Big Data runs up against the physics identified in Landauer’s Principle because heat and energy are not the only ways to expel entropy.  For really Big Data entropy is expelled by the iron law of Boltzmann’s Constant: the calculation of probable states of disorder in the system. The larger the system, the larger the probable states of disorder, and the more our results in processing such information become a function of probability.  This may or many not matter, depending on the fidelity of the probabilistic methods and their application.

For “small” Big Data, the acceptability of variations from the likely outcome is much narrower.  We need to approach being 100% correct, 100% of the time, though small variations are acceptable depending on the type of system.  So, for example, in project management systems, we can be a percent or two off on rolling up data, since accountability is not an issue.  Financial systems compliance is a different matter.

In “small” Big Data, entropy can be expelled by pre-processing the data in the form of effort expended toward standardization, normalization, and rationalization.  Our equation, kT In 2, is the lower bound, that is, it identifies the minimum state of entropy that need be expelled in order to process a bit.  In reality we will never reach this lower bound, but we can approach it until the difference between the lower bound of entropy and the “cost” of processing data is vanishingly small.  Once we have expelled entropy by limiting the states of instability in the data, expelling the cost of entropy through the data pipeline, we can then process the data to derive its significant with a high degree of confidence.

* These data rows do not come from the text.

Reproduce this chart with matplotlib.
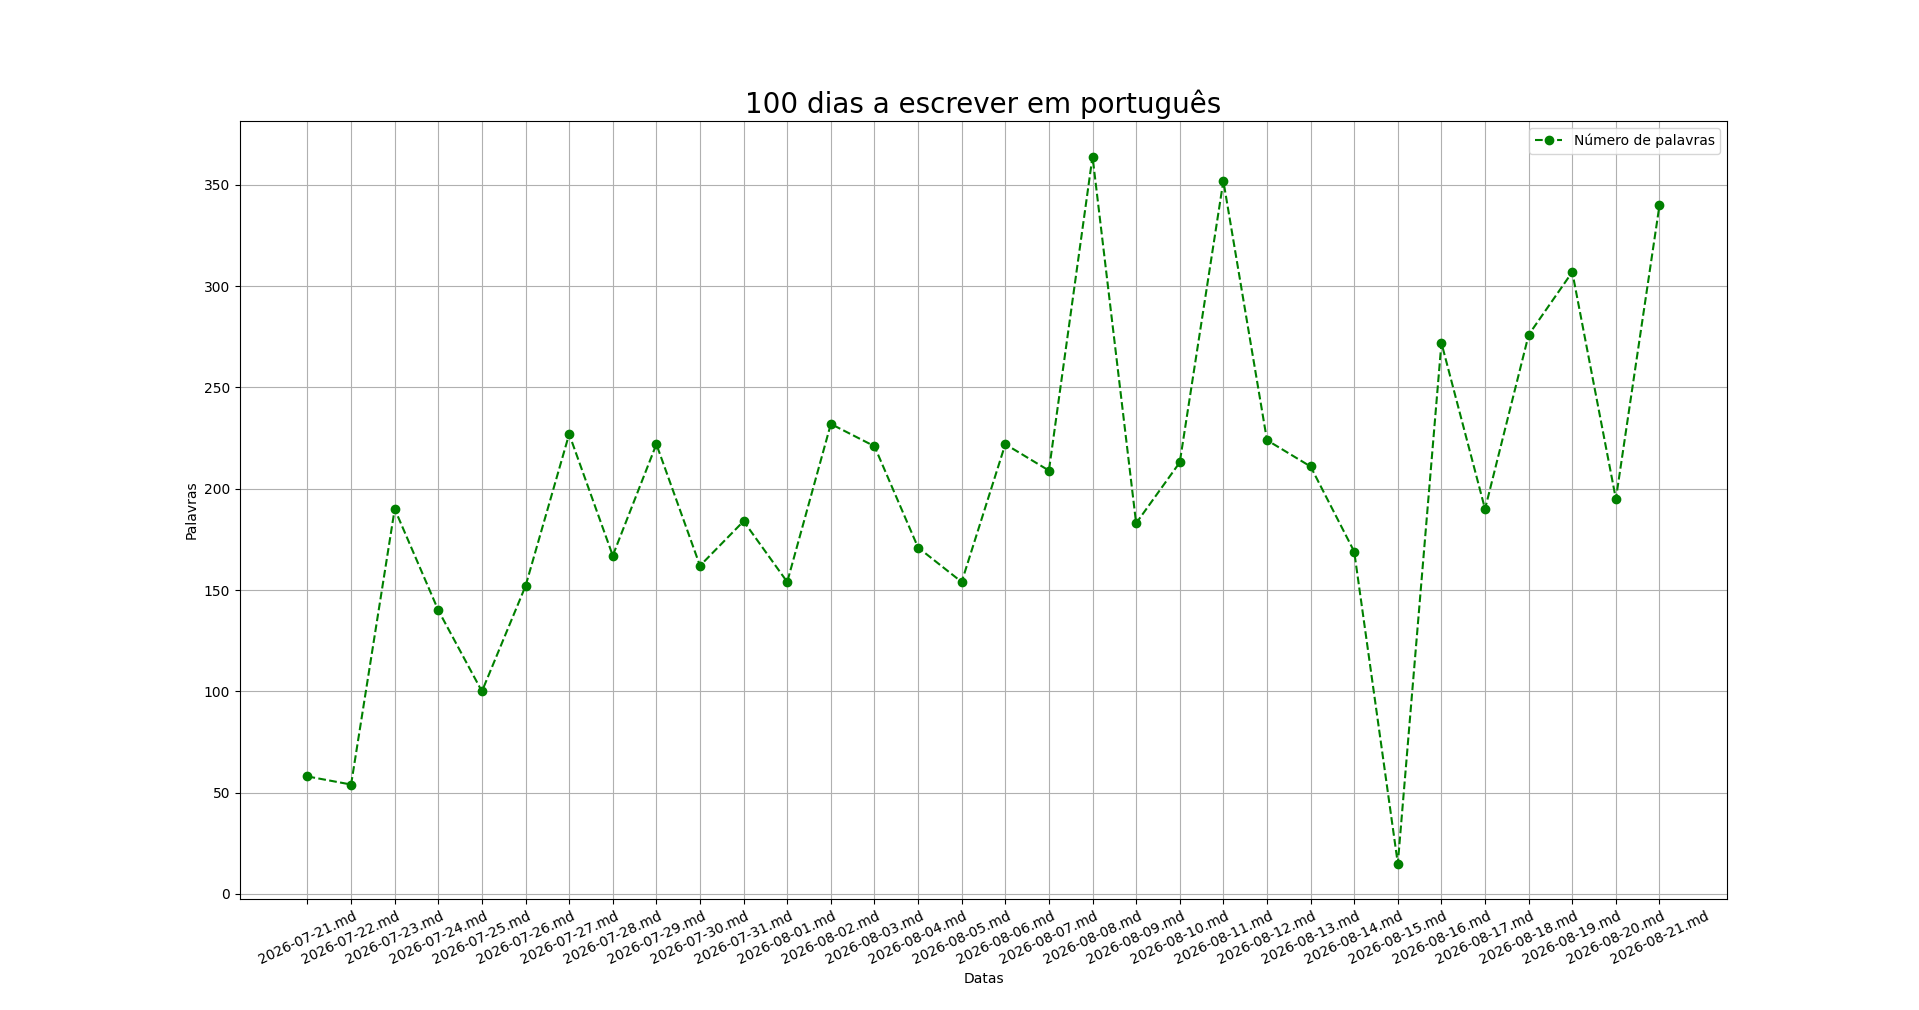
import matplotlib
matplotlib.use("Agg")
import matplotlib.pyplot as plt

# ficheiros (um por dia) e contagem de palavras
dias = ["2026-07-21.md", "2026-07-22.md", "2026-07-23.md", "2026-07-24.md",
        "2026-07-25.md", "2026-07-26.md", "2026-07-27.md", "2026-07-28.md",
        "2026-07-29.md", "2026-07-30.md", "2026-07-31.md", "2026-08-01.md",
        "2026-08-02.md", "2026-08-03.md", "2026-08-04.md", "2026-08-05.md",
        "2026-08-06.md", "2026-08-07.md", "2026-08-08.md", "2026-08-09.md",
        "2026-08-10.md", "2026-08-11.md", "2026-08-12.md", "2026-08-13.md",
        "2026-08-14.md", "2026-08-15.md", "2026-08-16.md", "2026-08-17.md",
        "2026-08-18.md", "2026-08-19.md", "2026-08-20.md", "2026-08-21.md"]
palavras = [58, 54, 190, 140, 100, 152, 227, 167,
            222, 162, 184, 154, 232, 221, 171, 154,
            222, 209, 364, 183, 213, 352, 224, 211,
            169, 15, 272, 190, 276, 307, 195, 340]

plt.figure(figsize=(19.19, 10.10), dpi=100)
plt.plot(dias, palavras, "o--", color="green", label="Número de palavras")
plt.title("100 dias a escrever em português", fontsize=20)
plt.xlabel("Datas")
plt.ylabel("Palavras")
plt.xticks(rotation=25)
plt.grid(True)
plt.legend()
plt.savefig("out.png", dpi=100)
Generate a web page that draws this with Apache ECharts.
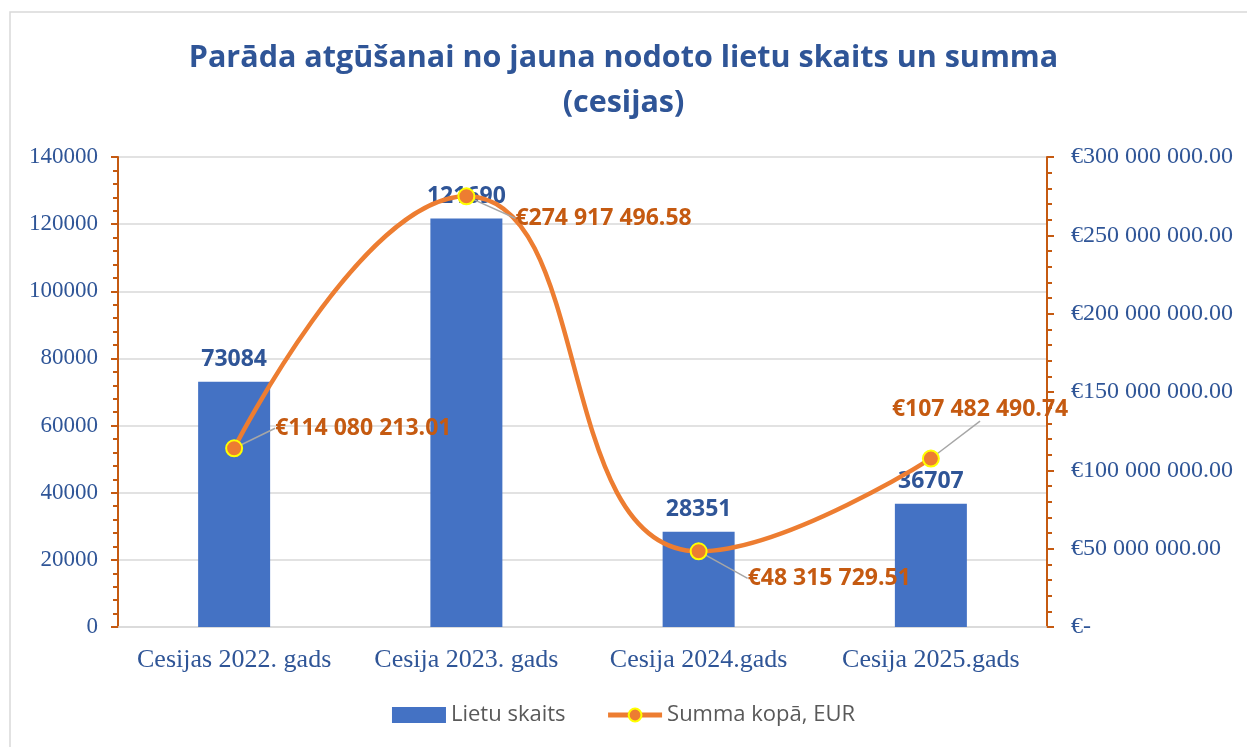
<!DOCTYPE html>
<html>
<head>
<meta charset="utf-8">
<script src="https://cdn.jsdelivr.net/npm/echarts@6/dist/echarts.min.js"></script>
<style>
  html, body { margin: 0; padding: 0; background: #fff; }
  #chart { width: 1247px; height: 747px; }
</style>
</head>
<body>
<div id="chart"></div>
<script>
const categories = ['Cesijas 2022. gads', 'Cesija 2023. gads', 'Cesija 2024.gads', 'Cesija 2025.gads'];
const caseCounts = [73084, 121690, 28351, 36707];
const sumTotals = [114080213.01, 274917496.58, 48315729.51, 107482490.74];
const leftTicks = [0, 20000, 40000, 60000, 80000, 100000, 120000, 140000];
const rightTicks = [0, 50000000, 100000000, 150000000, 200000000, 250000000, 300000000];

// label nudges for the sum labels (dx, dy)
const sumLabelShift = [[27, -20], [35, 22], [35, 27], [-53, -49]];

function formatEur(v, decimals) {
  if (v === 0) return '€-';
  const parts = v.toFixed(decimals).split('.');
  const intPart = parts[0].replace(/\B(?=(\d{3})+(?!\d))/g, ' ');
  return '€' + intPart + '.' + parts[1];
}

const blueText = '#2F5597';
const orangeAxis = '#C55A11';

const chart = echarts.init(document.getElementById('chart'));

chart.setOption({
  animation: false,
  graphic: [{
    type: 'rect',
    shape: { x: 10, y: 12, width: 1260, height: 760 },
    style: { fill: 'none', stroke: '#D9D9D9', lineWidth: 1.5 }
  }],
  title: {
    text: 'Parāda atgūšanai no jauna nodoto lietu skaits un summa\n(cesijas)',
    left: 'center',
    top: 31,
    textStyle: {
      fontFamily: 'Open Sans',
      fontWeight: 'bold',
      fontSize: 30.5,
      lineHeight: 45,
      color: blueText
    }
  },
  legend: {
    bottom: 16,
    left: 'center',
    itemWidth: 54,
    itemHeight: 16,
    itemGap: 40,
    textStyle: { fontFamily: 'Open Sans', fontSize: 22, color: '#595959' },
    data: [
      { name: 'Lietu skaits', icon: 'rect' },
      { name: 'Summa kopā, EUR', lineStyle: { width: 5 } }
    ]
  },
  grid: { left: 118, right: 200, top: 157, bottom: 120 },
  xAxis: {
    type: 'category',
    data: categories,
    axisLine: { lineStyle: { color: '#D9D9D9', width: 1.5 } },
    axisTick: { show: false },
    axisLabel: {
      interval: 0,
      margin: 20,
      fontFamily: 'Liberation Serif',
      fontSize: 26,
      color: blueText
    }
  },
  yAxis: [{
    type: 'value',
    min: 0,
    max: 140000,
    interval: 20000,
    axisLine: { show: true, lineStyle: { color: orangeAxis, width: 2 } },
    axisTick: { show: true, length: 7, lineStyle: { color: orangeAxis, width: 2 } },
    minorTick: { show: true, splitNumber: 5, length: 5, lineStyle: { color: orangeAxis, width: 2 } },
    splitLine: { lineStyle: { color: '#D9D9D9', width: 1.5 } },
    axisLabel: {
      margin: 20,
      fontFamily: 'Liberation Serif',
      fontSize: 23,
      color: blueText,
      formatter: v => leftTicks.includes(v) ? String(v) : ''
    }
  }, {
    type: 'value',
    min: 0,
    max: 300000000,
    interval: 50000000,
    position: 'right',
    axisLine: { show: true, lineStyle: { color: orangeAxis, width: 2 } },
    axisTick: { show: true, length: 7, lineStyle: { color: orangeAxis, width: 2 } },
    minorTick: { show: true, splitNumber: 5, length: 5, lineStyle: { color: orangeAxis, width: 2 } },
    splitLine: { show: false },
    axisLabel: {
      margin: 24,
      fontFamily: 'Liberation Serif',
      fontSize: 24,
      color: blueText,
      formatter: v => rightTicks.includes(v) ? formatEur(v, 2) : ''
    }
  }],
  series: [{
    name: 'Lietu skaits',
    type: 'bar',
    yAxisIndex: 0,
    barWidth: 72,
    data: caseCounts,
    itemStyle: { color: '#4472C4' },
    label: {
      show: true,
      position: 'top',
      distance: 11,
      fontFamily: 'Open Sans',
      fontWeight: 'bold',
      fontSize: 23,
      color: blueText
    }
  }, {
    name: 'Summa kopā, EUR',
    type: 'line',
    yAxisIndex: 1,
    smooth: 0.5,
    data: sumTotals,
    symbol: 'circle',
    symbolSize: 16,
    z: 5,
    lineStyle: { color: '#ED7D31', width: 4.5 },
    itemStyle: { color: '#ED7D31', borderColor: '#FFFF00', borderWidth: 2 },
    label: {
      show: true,
      position: 'right',
      distance: 5,
      fontFamily: 'Open Sans',
      fontWeight: 'bold',
      fontSize: 23,
      color: orangeAxis,
      formatter: p => formatEur(p.value, 2)
    },
    labelLine: { show: true, lineStyle: { color: '#A6A6A6', width: 1.5 } },
    labelLayout: p => ({ dx: sumLabelShift[p.dataIndex][0], dy: sumLabelShift[p.dataIndex][1] })
  }]
});
</script>
</body>
</html>
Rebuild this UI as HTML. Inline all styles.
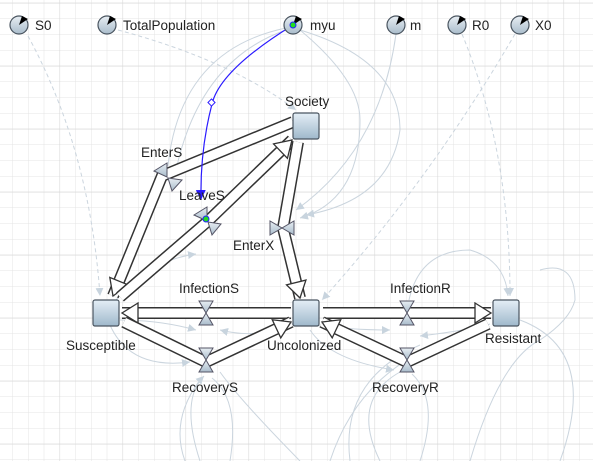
<!DOCTYPE html><html><head><style>
html,body{margin:0;padding:0;background:#fff;}
svg{display:block;font-family:"Liberation Sans",sans-serif;}
</style></head><body>
<svg width="593" height="461" viewBox="0 0 593 461" xmlns="http://www.w3.org/2000/svg">
<defs>
<pattern id="g" width="15.75" height="15.75" patternUnits="userSpaceOnUse" x="-3.5" y="2.75">
<path d="M0 0H15.75M0 0V15.75" stroke="#e4e4e4" stroke-width="1" fill="none"/>
</pattern>
<pattern id="G" width="63" height="63" patternUnits="userSpaceOnUse" x="-3.5" y="2.75">
<path d="M0 0H63M0 0V63" stroke="#d8d8d8" stroke-width="1.2" fill="none"/>
</pattern>
<marker id="ah" markerUnits="userSpaceOnUse" markerWidth="30" markerHeight="30" refX="17" refY="11" orient="auto" viewBox="0 0 30 30">
<polygon points="1,1 17,11 1,21" fill="#fff" stroke="#333" stroke-width="1.3"/>
</marker>
<marker id="la" markerUnits="userSpaceOnUse" markerWidth="12" markerHeight="12" refX="8" refY="4" orient="auto" viewBox="0 0 12 12">
<polygon points="0,0 8,4 0,8" fill="#c8d4de"/>
</marker>
<marker id="ba" markerUnits="userSpaceOnUse" markerWidth="14" markerHeight="14" refX="10" refY="5" orient="auto" viewBox="0 0 14 14">
<polygon points="0,0 10,5 0,10" fill="#2a1aff"/>
</marker>
<linearGradient id="sg" x1="0" y1="0" x2="0" y2="1"><stop offset="0" stop-color="#e4eef6"/><stop offset="1" stop-color="#9fb8cb"/></linearGradient>
<linearGradient id="vg" x1="0" y1="0" x2="0" y2="1"><stop offset="0" stop-color="#e8eef3"/><stop offset="1" stop-color="#a9bccb"/></linearGradient>
</defs>
<rect width="593" height="461" fill="url(#g)"/>
<rect width="593" height="461" fill="url(#G)"/>

<g fill="none" stroke="#cbd5de" stroke-width="1">
<path d="M28 36 Q90 150 100 296" stroke-dasharray="4,3" marker-end="url(#la)"/>
<path d="M118 30 Q230 60 296 110" stroke-dasharray="4,3" marker-end="url(#la)"/>
<path d="M286 28 Q180 50 168 166"/>
<path d="M286 30 Q200 60 176 170"/>
<path d="M300 30 Q360 80 360 120 Q360 200 300 218" marker-end="url(#la)"/>
<path d="M300 30 Q400 60 400 130 Q390 200 306 215" marker-end="url(#la)"/>
<path d="M396 34 Q380 150 296 210" marker-end="url(#la)"/>
<path d="M462 34 Q510 150 510 296" stroke-dasharray="4,3" marker-end="url(#la)"/>
<path d="M515 34 Q430 180 322 300" stroke-dasharray="4,3" marker-end="url(#la)"/>
<path d="M409 300 Q420 250 470 250 Q505 260 508 296" marker-end="url(#la)"/>
<path d="M110 325 Q130 370 190 362" marker-end="url(#la)"/>
<path d="M116 300 Q150 260 196 254" marker-end="url(#la)"/>
<path d="M296 322 Q260 340 220 330" marker-end="url(#la)"/>
<path d="M120 320 Q160 320 196 330" marker-end="url(#la)"/>
<path d="M296 322 Q340 330 390 330" marker-end="url(#la)"/>
<path d="M310 330 Q330 360 394 370" marker-end="url(#la)"/>
<path d="M490 324 Q470 330 420 336" marker-end="url(#la)"/>
<path d="M200 461 Q180 400 204 376" marker-end="url(#la)"/>
<path d="M185 461 Q170 420 200 380"/>
<path d="M230 461 Q240 400 212 378"/>
<path d="M300 461 Q240 400 220 372"/>
<path d="M330 461 Q360 370 450 340"/>
<path d="M350 461 Q340 380 420 345"/>
<path d="M380 461 Q350 400 400 372"/>
<path d="M420 461 Q440 400 412 374"/>
<path d="M470 461 Q500 360 540 340 Q570 320 575 300 Q575 260 540 270"/>
<path d="M560 461 Q600 350 520 320"/>
</g>

<g fill="none" stroke-linecap="butt" stroke-linejoin="miter">
<path d="M293 122 L162 176 L113 296" stroke="#333" stroke-width="12"/>
<path d="M293 122 L162 176 L113 296" stroke="#fff" stroke-width="9" marker-end="url(#ah)"/>
<path d="M120 297 L208 221 L292 140" stroke="#333" stroke-width="12"/>
<path d="M120 297 L208 221 L292 140" stroke="#fff" stroke-width="9" marker-end="url(#ah)"/>
<path d="M298 142 L283 228 L300 298" stroke="#333" stroke-width="12"/>
<path d="M298 142 L283 228 L300 298" stroke="#fff" stroke-width="9" marker-end="url(#ah)"/>
<path d="M291 313 L122 313" stroke="#333" stroke-width="12"/>
<path d="M291 313 L122 313" stroke="#fff" stroke-width="9" marker-end="url(#ah)"/>
<path d="M124 322 L206 362 L291 322" stroke="#333" stroke-width="12"/>
<path d="M124 322 L206 362 L291 322" stroke="#fff" stroke-width="9" marker-end="url(#ah)"/>
<path d="M323 313 L491 313" stroke="#333" stroke-width="12"/>
<path d="M323 313 L491 313" stroke="#fff" stroke-width="9" marker-end="url(#ah)"/>
<path d="M488 324 L407 362 L322 322" stroke="#333" stroke-width="12"/>
<path d="M488 324 L407 362 L322 322" stroke="#fff" stroke-width="9" marker-end="url(#ah)"/>
</g>

<g fill="url(#vg)" stroke="#556" stroke-width="1">
<polygon points="199,301 213,301 206,313"/><polygon points="199,325 213,325 206,313"/>
<polygon points="199,348 213,348 206,360"/><polygon points="199,372 213,372 206,360"/>
<polygon points="400,301 414,301 407,313"/><polygon points="400,325 414,325 407,313"/>
<polygon points="400,348 414,348 407,360"/><polygon points="400,372 414,372 407,360"/>
<polygon points="270,221 270,235 282,228"/><polygon points="294,221 294,235 282,228"/>
<polygon points="154,171 167,163 167,177"/><polygon points="168,178 182,180 172,191"/>
<polygon points="194,215 207,207 207,221"/><polygon points="208,222 221,224 212,235"/>
</g>
<circle cx="206" cy="219" r="3" fill="#22dd22" stroke="#2222ff" stroke-width="1"/>

<path d="M293 25 Q220 70 212 104 Q200 150 201 200" fill="none" stroke="#2a1aff" stroke-width="1.2" marker-end="url(#ba)"/>
<rect x="209" y="100" width="5" height="5" transform="rotate(45 211.5 102.5)" fill="#fff" stroke="#2a1aff" stroke-width="1"/>

<g fill="url(#sg)" stroke="#4a5560" stroke-width="1.2">
<rect x="293" y="113" width="26" height="26" rx="2"/>
<rect x="93" y="300" width="26" height="26" rx="2"/>
<rect x="293" y="300" width="26" height="26" rx="2"/>
<rect x="493" y="300" width="26" height="26" rx="2"/>
</g>

<g stroke="#4a5560" stroke-width="1.2">
<g transform="translate(19,25)"><circle r="9" fill="url(#vg)"/><polygon points="0,0 3,-9 9,-6" fill="#000" stroke="none"/></g>
<g transform="translate(107,25)"><circle r="9" fill="url(#vg)"/><polygon points="0,0 3,-9 9,-6" fill="#000" stroke="none"/></g>
<g transform="translate(293,25)"><circle r="9" fill="url(#vg)"/><polygon points="0,0 3,-9 9,-6" fill="#000" stroke="none"/><circle r="3" fill="#22dd22" stroke="#2222ff" stroke-width="1"/></g>
<g transform="translate(396,25)"><circle r="9" fill="url(#vg)"/><polygon points="0,0 3,-9 9,-6" fill="#000" stroke="none"/></g>
<g transform="translate(457,25)"><circle r="9" fill="url(#vg)"/><polygon points="0,0 3,-9 9,-6" fill="#000" stroke="none"/></g>
<g transform="translate(520,25)"><circle r="9" fill="url(#vg)"/><polygon points="0,0 3,-9 9,-6" fill="#000" stroke="none"/></g>
</g>

<g font-size="13.5" fill="#222">
<text x="35" y="30">S0</text>
<text x="123" y="30">TotalPopulation</text>
<text x="310" y="30">myu</text>
<text x="410" y="30">m</text>
<text x="472" y="30">R0</text>
<text x="535" y="30">X0</text>
<text x="285" y="106">Society</text>
<text x="141" y="157">EnterS</text>
<text x="179" y="200">LeaveS</text>
<text x="233" y="250">EnterX</text>
<text x="179" y="293">InfectionS</text>
<text x="390" y="293">InfectionR</text>
<text x="66" y="350">Susceptible</text>
<text x="267" y="350">Uncolonized</text>
<text x="485" y="343">Resistant</text>
<text x="172" y="392">RecoveryS</text>
<text x="372" y="392">RecoveryR</text>
</g>
</svg>
</body></html>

But this is only the start.  For once “small” Big Data undergoes a process to ensure its fidelity, the same pattern recognition algorithms used in Big Data can be applied, but to more powerful and credible effect.  Early warning “signatures” of project performance can be collected and applied to provide decision-makers with information early enough to affect the outcome of efforts before risk is fully manifested, with the calculated probabilities of cost, schedule, and technical impacts possessing a higher level of certainty.